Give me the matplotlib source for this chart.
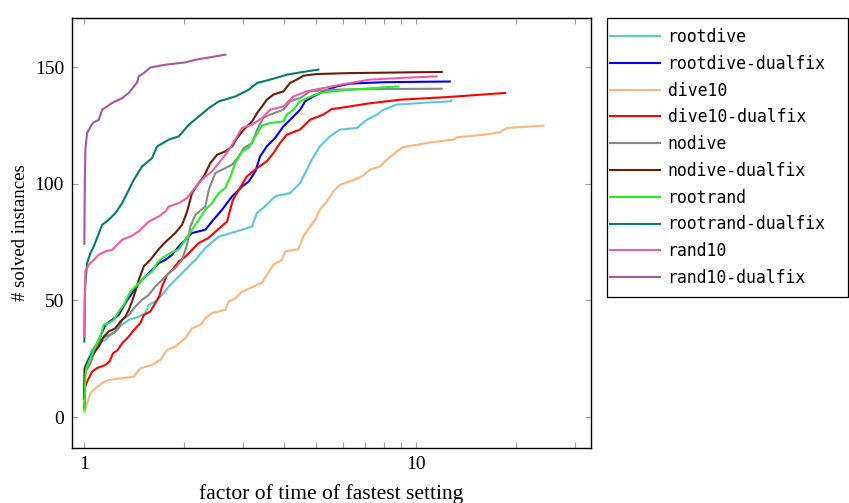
import matplotlib
matplotlib.use("Agg")
import matplotlib.pyplot as plt
from matplotlib.patches import Rectangle
from matplotlib.ticker import LogLocator, FixedLocator, NullFormatter, FixedFormatter

# performance profile data (factor of fastest time, # solved)
rootdive_x = [1.0, 1.003, 1.055, 1.105, 1.157, 1.212, 1.299, 1.361, 1.458, 1.527,
              1.563, 1.636, 1.714, 1.796, 1.879, 1.969, 2.063, 2.160, 2.314, 2.541,
              2.985, 3.200, 3.306, 3.543, 3.753, 4.165, 4.463, 4.677, 4.841, 5.122,
              5.490, 5.884, 6.614, 7.088, 7.597, 7.955, 8.730, 10.24, 12.61, 12.75]
rootdive_y = [5, 21.7, 28.8, 31.7, 33.1, 36, 39.6, 41.7, 43.1, 44.6,
              48.1, 49.6, 52.4, 56, 58.8, 61.7, 64.6, 67.4, 72.5, 77.4,
              80.3, 81.7, 87.4, 91, 94.6, 96, 100.3, 106, 110.3, 116,
              120.3, 123.2, 123.9, 127.4, 129.6, 131.7, 133.9, 134.6, 135.3, 135.7]

rootdive_df_x = [1.0, 1.003, 1.055, 1.105, 1.157, 1.212, 1.269, 1.329, 1.392, 1.458,
                 1.527, 1.599, 1.675, 1.754, 1.837, 1.925, 2.015, 2.110, 2.314, 2.422,
                 2.599, 2.786, 2.985, 3.128, 3.273, 3.382, 3.543, 3.753, 3.976, 4.165,
                 4.463, 4.622, 4.895, 5.248, 5.757, 6.306, 7.955, 12.61]
rootdive_df_y = [8, 21, 27.4, 33.1, 39.6, 41.7, 43.8, 48.9, 53.1, 57.4,
                 60.3, 63.1, 66, 67.4, 69.6, 73.1, 76, 78.9, 80.3, 83.8,
                 88.9, 94.6, 98.8, 101, 105.3, 111.7, 116, 119.6, 124.6, 127.4,
                 131.7, 135.3, 137.4, 139.6, 141.7, 142.9, 143.5, 143.8]

dive10_x = [1.0, 1.006, 1.019, 1.043, 1.079, 1.131, 1.184, 1.299, 1.409, 1.475,
            1.599, 1.694, 1.775, 1.879, 2.015, 2.110, 2.236, 2.314, 2.422, 2.659,
            2.722, 2.850, 2.985, 3.237, 3.429, 3.543, 3.710, 3.932, 4.023, 4.411,
            4.567, 4.785, 4.954, 5.122, 5.373, 5.623, 5.884, 6.306, 6.847, 7.243,
            7.763, 8.142, 8.730, 9.139, 10.03, 10.99, 12.93, 13.24, 15.91, 17.83,
            18.73, 24.13]
dive10_y = [2, 3.1, 6, 10.3, 12.4, 14.6, 16, 16.7, 17.4, 21,
            22.4, 24.6, 28.8, 30.3, 33.9, 38.1, 39.6, 42.4, 44.6, 46,
            49.6, 51, 53.8, 56, 57.7, 61, 65.3, 67.4, 71, 72,
            77.4, 81.7, 84.6, 88.9, 92.4, 96.7, 99.6, 101, 103.1, 106,
            107.4, 110.3, 113.9, 115.7, 116.7, 117.7, 118.9, 119.9, 121, 122,
            123.9, 124.9]

dive10_df_x = [1.0, 1.003, 1.005, 1.025, 1.055, 1.09, 1.157, 1.19, 1.22, 1.26,
               1.30, 1.36, 1.41, 1.475, 1.51, 1.58, 1.636, 1.68, 1.714, 1.775,
               1.84, 1.925, 2.015, 2.11, 2.21, 2.36, 2.52, 2.69, 2.75, 2.80,
               3.08, 3.31, 3.54, 3.71, 3.88, 4.07, 4.46, 4.78, 5.24, 5.56,
               6.31, 7.09, 8.92, 12.6, 18.5]
dive10_df_y = [4, 7, 13, 16, 19.5, 21, 22.4, 23.8, 27.4, 28.8,
               31.7, 34.5, 37.4, 40.3, 43.8, 45.3, 48.9, 51.7, 56, 61,
               63.1, 66.7, 68.8, 71.7, 74.6, 76.7, 80.3, 83.8, 88.9, 93,
               103, 106.7, 109.6, 113.1, 117.4, 121, 123.2, 127.4, 129.6, 132,
               133.1, 134.3, 136, 137.2, 138.9]

nodive_x = [1.0, 1.003, 1.043, 1.079, 1.117, 1.157, 1.226, 1.269, 1.299, 1.361,
            1.424, 1.492, 1.563, 1.636, 1.714, 1.796, 1.879, 1.969, 2.039, 2.086,
            2.160, 2.314, 2.370, 2.481, 2.659, 2.786, 2.918, 3.021, 3.200, 3.313,
            3.460, 3.625, 3.976, 4.165, 4.463, 4.785, 5.623, 7.955, 11.92]
nodive_y = [8, 18.9, 23.1, 28.8, 33.1, 34.5, 36, 38.1, 41.7, 43.8,
            47.4, 50.3, 52.4, 56, 58.8, 61.7, 63.9, 67.4, 74, 81.7,
            86.7, 90.3, 97.4, 104.6, 106.7, 108.2, 111.7, 115.3, 117.4, 123.2,
            128.2, 129.6, 131.7, 135.3, 136.7, 139.6, 140.3, 140.6, 140.7]

nodive_df_x = [1.0, 1.003, 1.031, 1.067, 1.105, 1.144, 1.184, 1.240, 1.284, 1.329,
               1.361, 1.392, 1.424, 1.458, 1.510, 1.580, 1.675, 1.754, 1.816, 1.879,
               1.969, 2.039, 2.110, 2.211, 2.289, 2.396, 2.510, 2.659, 2.786, 2.884,
               3.021, 3.200, 3.313, 3.429, 3.543, 3.710, 3.976, 4.165, 4.362, 4.567,
               5.012, 6.306, 11.92]
nodive_df_y = [8, 21, 24.6, 27.4, 30.3, 34.5, 36.7, 38.1, 41, 43.1,
               46, 49.6, 53.8, 58.8, 64.6, 67.4, 72, 75, 77, 78.9,
               82.4, 88.1, 96, 100.3, 103.1, 108.9, 112.4, 113.9, 116, 119.6,
               123.2, 126.7, 130.3, 133.1, 136, 138.2, 139.6, 143.2, 144.6, 146.3,
               147, 147.4, 147.9]

rootrand_x = [1.0, 1.006, 1.012, 1.043, 1.079, 1.117, 1.144, 1.184, 1.226, 1.269,
              1.314, 1.376, 1.441, 1.510, 1.599, 1.656, 1.714, 1.816, 1.925, 1.992,
              2.110, 2.211, 2.314, 2.422, 2.541, 2.659, 2.753, 2.850, 2.985, 3.128,
              3.273, 3.429, 3.625, 3.976, 4.067, 4.262, 4.463, 4.677, 5.122, 5.623,
              6.306, 8.827]
rootrand_y = [3, 16, 21, 25.3, 30.3, 34.5, 39.6, 40.3, 41.7, 45.3,
              48.1, 53.8, 56.7, 59.6, 62.4, 66, 68.1, 70.3, 72, 75,
              80.3, 84.6, 88.9, 91.7, 96, 98.2, 103.1, 108.9, 113.9, 115.5,
              120.3, 125, 126, 126.7, 129.6, 131.7, 135.3, 136.7, 138.9, 139.6,
              140.3, 141.7]

rootrand_df_x = [1.0, 1.003, 1.007, 1.019, 1.043, 1.067, 1.131, 1.184, 1.240, 1.299,
                 1.361, 1.409, 1.492, 1.599, 1.656, 1.796, 1.925, 2.063, 2.185, 2.370,
                 2.541, 2.850, 3.128, 3.313, 3.625, 4.070, 4.463, 5.068]
rootrand_df_y = [32.4, 50, 57.4, 66, 70.3, 73.1, 82.4, 84.6, 87.4, 91.7,
                 97.4, 101.7, 107.4, 111, 116, 118.9, 120.3, 125.3, 128.2, 132.4,
                 135.3, 137.4, 140.3, 143.2, 144.6, 146.7, 147.7, 148.9]

rand10_x = [1.0, 1.003, 1.007, 1.031, 1.067, 1.105, 1.157, 1.212, 1.240, 1.299,
            1.376, 1.458, 1.563, 1.675, 1.754, 1.796, 1.925, 2.039, 2.110, 2.211,
            2.314, 2.422, 2.541, 2.659, 2.786, 2.884, 2.985, 3.200, 3.429, 3.625,
            3.976, 4.262, 4.677, 5.248, 6.155, 7.243, 8.917, 11.5]
rand10_y = [34.5, 50, 62.4, 65.3, 67.4, 69.6, 71, 71.7, 73.1, 76,
            77.4, 79.6, 83.8, 86, 88.1, 90.3, 91.7, 93.9, 96.7, 100.3,
            103.1, 105.3, 108.9, 112.4, 116.7, 120.3, 123.9, 125.3, 128.2, 131.7,
            133.1, 137.4, 139.6, 141, 142.9, 144.6, 145.3, 146]

rand10_df_x = [1.0, 1.003, 1.007, 1.019, 1.043, 1.060, 1.105, 1.131, 1.212, 1.299,
               1.361, 1.441, 1.458, 1.510, 1.580, 1.755, 2.015, 2.160, 2.422, 2.659]
rand10_df_y = [74.3, 100, 114.6, 121.7, 124.3, 126, 127.4, 131.7, 134.6, 136.7,
               138.9, 143.4, 146, 147.4, 149.8, 151, 152, 153.1, 154.3, 155.3]

names = ["rootdive", "rootdive-dualfix", "dive10", "dive10-dualfix", "nodive",
         "nodive-dualfix", "rootrand", "rootrand-dualfix", "rand10", "rand10-dualfix"]
series = [(rootdive_x, rootdive_y), (rootdive_df_x, rootdive_df_y),
          (dive10_x, dive10_y), (dive10_df_x, dive10_df_y),
          (nodive_x, nodive_y), (nodive_df_x, nodive_df_y),
          (rootrand_x, rootrand_y), (rootrand_df_x, rootrand_df_y),
          (rand10_x, rand10_y), (rand10_df_x, rand10_df_y)]
colors = ["#5bc5dc", "#0000ff", "#fdb57c", "#ff0000", "#888888",
          "#6b1c08", "#22f022", "#00806c", "#ee5ca6", "#a8569c"]

serif = "Liberation Serif"
W, H = 849, 503

fig = plt.figure(figsize=(8.49, 5.03), dpi=100)
ax = fig.add_axes([0.0852, 0.1093, 0.6106, 0.8549])

for (xs, ys), name, c in zip(series, names, colors):
    ax.plot(xs, ys, color=c, lw=1.5, label=name, solid_joinstyle="round")

ax.set_xscale("log")
ax.set_xlim(0.92, 33.5)
ax.set_ylim(-13.2, 171)

ax.xaxis.set_major_locator(FixedLocator([1, 10]))
ax.xaxis.set_major_formatter(FixedFormatter(["1", "10"]))
ax.xaxis.set_minor_locator(LogLocator(base=10, subs=range(2, 10)))
ax.xaxis.set_minor_formatter(NullFormatter())
ax.set_yticks([0, 50, 100, 150])

ax.tick_params(which="both", direction="in", top=True, right=True,
               color="#a0a0a0", length=4.5, width=0.8, labelsize=14, pad=6)
for lab in ax.get_xticklabels() + ax.get_yticklabels():
    lab.set_family(serif)
for sp in ax.spines.values():
    sp.set_linewidth(1.0)

ax.set_xlabel("factor of time of fastest setting", family=serif, fontsize=15.5, labelpad=8)
ax.set_ylabel("# solved instances", family=serif, fontsize=13.5, labelpad=4)

# legend without its own frame, box drawn separately to match the reference
leg = fig.legend(loc="upper left", bbox_to_anchor=(610 / W, 1 - 28 / H), borderaxespad=0,
                 prop={"family": "DejaVu Sans Mono", "size": 11.9},
                 frameon=False, borderpad=0,
                 handlelength=3.0, handletextpad=0.48, labelspacing=0.53)
fig.patches.append(Rectangle((607 / W, 1 - 297 / H), 241 / W, 279 / H,
                             transform=fig.transFigure, fill=False,
                             edgecolor="black", linewidth=0.9))

fig.savefig("out.png", dpi=100)
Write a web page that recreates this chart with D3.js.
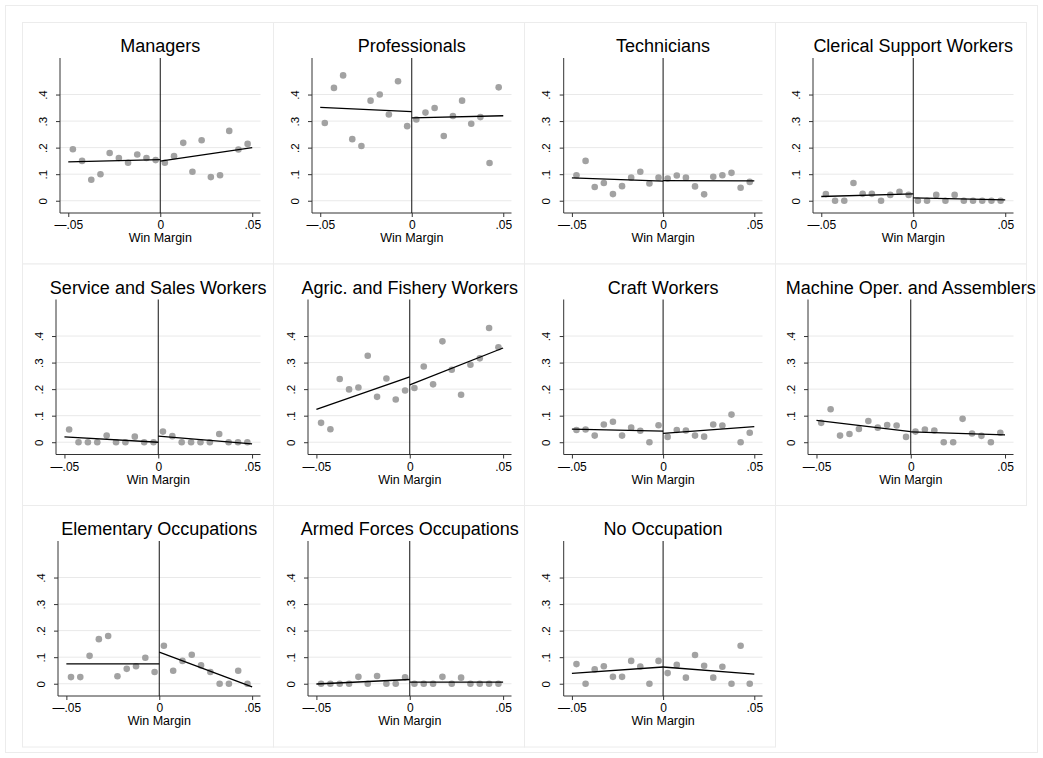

┄┄┄┄┄┄

▶ [PROBLEM DETAILS]
Write out again exactly the lines from the start of the data above through the line containing "from matplotlib.ticker import", inclusive, excluding any pictures.

▶ [ANSWER IN FULL]
Give me the matplotlib source for this chart.
import matplotlib
matplotlib.use("Agg")
import matplotlib.pyplot as plt
from matplotlib.patches import Rectangle
from matplotlib.ticker import LogLocator, FixedLocator, NullFormatter, FixedFormatter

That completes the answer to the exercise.